Eu égard à cette crise multiforme que vit la République du Congo, les signataires en appellent au sens du devoir du Président, Denis Sassou Nguesso, en vue de la convocation d’un dialogue national inclusif des Forces vives de la nation. Y participeraient, au terme d’une décision de remise de grâce, les prisonniers, MM. Jean Marie Michel Mokoko et André Okombi Salissa, deux concurrents du Président, Denis Sassou Nguesso, aux présidentielles de mars 2026. Devrait également être présent, aux assises du dialogue, l’ancien Ministre congolais des Hydrocarbures, M. Benoît Koukébéne qui purge, à l’étranger, une lourde condamnation par contumace, depuis les lendemains des violences du 5 juin 1997, à Brazzaville.
Le dialogue ouvert, ne serait pas un lieu de règlements de compte, ou de revanche, comme d’aucuns pourraient l’imaginer, sans discernement, à tort et à travers.
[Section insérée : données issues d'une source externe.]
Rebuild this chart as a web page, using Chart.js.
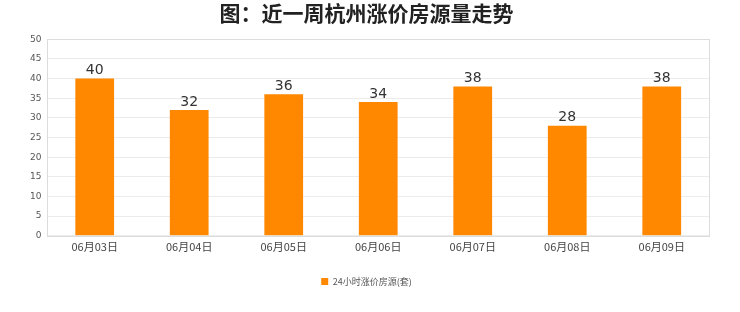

Mais un espace de concertation et de partage, pour trouver des solutions communes durables aux défis majeurs qu’affronte le Congo et le tirent vers le bas, les remèdes efficaces, adéquats et courageux n’y étant pas apportés. Une occasion de renforcer la cohésion et l’unité nationales, deux valeurs républicaines qui peinent à s’enraciner au Congo, ainsi que, la confiance entre tous les acteurs politiques et sociaux du pays.
Ensemble, les participants au dialogue spécifieraient une vision commune pour l’avenir du pays et fixeraient des stratégies pour y parvenir. Au final, conduire le Congo vers une transition consensuelle et apaisée, avant les présidentielles. Et là dessus, le dialogue serait, une étape unique pour cheviller les idées, puis s’entendre, une fois pour toutes, sur les modalités de garantir la transparence, la crédibilité et le caractère démocratique des scrutins au Congo.

Enfin, toute proportion gardée, le dialogue serait, pour le Président, Denis Sassou Nguesso, une grande occasion, avec tous les symboles qu’elle comporte, d’inscrire son nom dans la belle page réconciliatrice de l’histoire de la République du Congo. Aussi, pour l’intérêt supérieur de la nation, les signataires de la lettre en viennent, avec respect, auprès du Président, Denis Sassou Nguesso, pour lui demander de s’élever au-dessus de la mêlée politique, et susciter un esprit de justice et d’équité.
Bien plus, capitaliser sa qualité et son image symbolique de père de la nation, jouant la carte de la sagesse et de la responsabilité d’autant que, par ses hautes fonctions, son rôle est crucial dans la sauvegarde de la stabilité nationale. Devant affirmer son serment solennel de garant de l’unité et de cohésion nationales, pour ne pas tomber dans l’odieux et incivique piège de ceux qui tenteraient de faire du Président de la République du Congo, l’otage d’un groupe de partisans, pour des basses causes de la conservation de leurs privilèges et autres sombres avantages ».
Un des signataires de la lettre.
Joseph Ouabari Mariotti
Ancien Garde des Sceaux,
Ministre de la Justice de la République du Congo (sous le professeur Pascal Lissouba).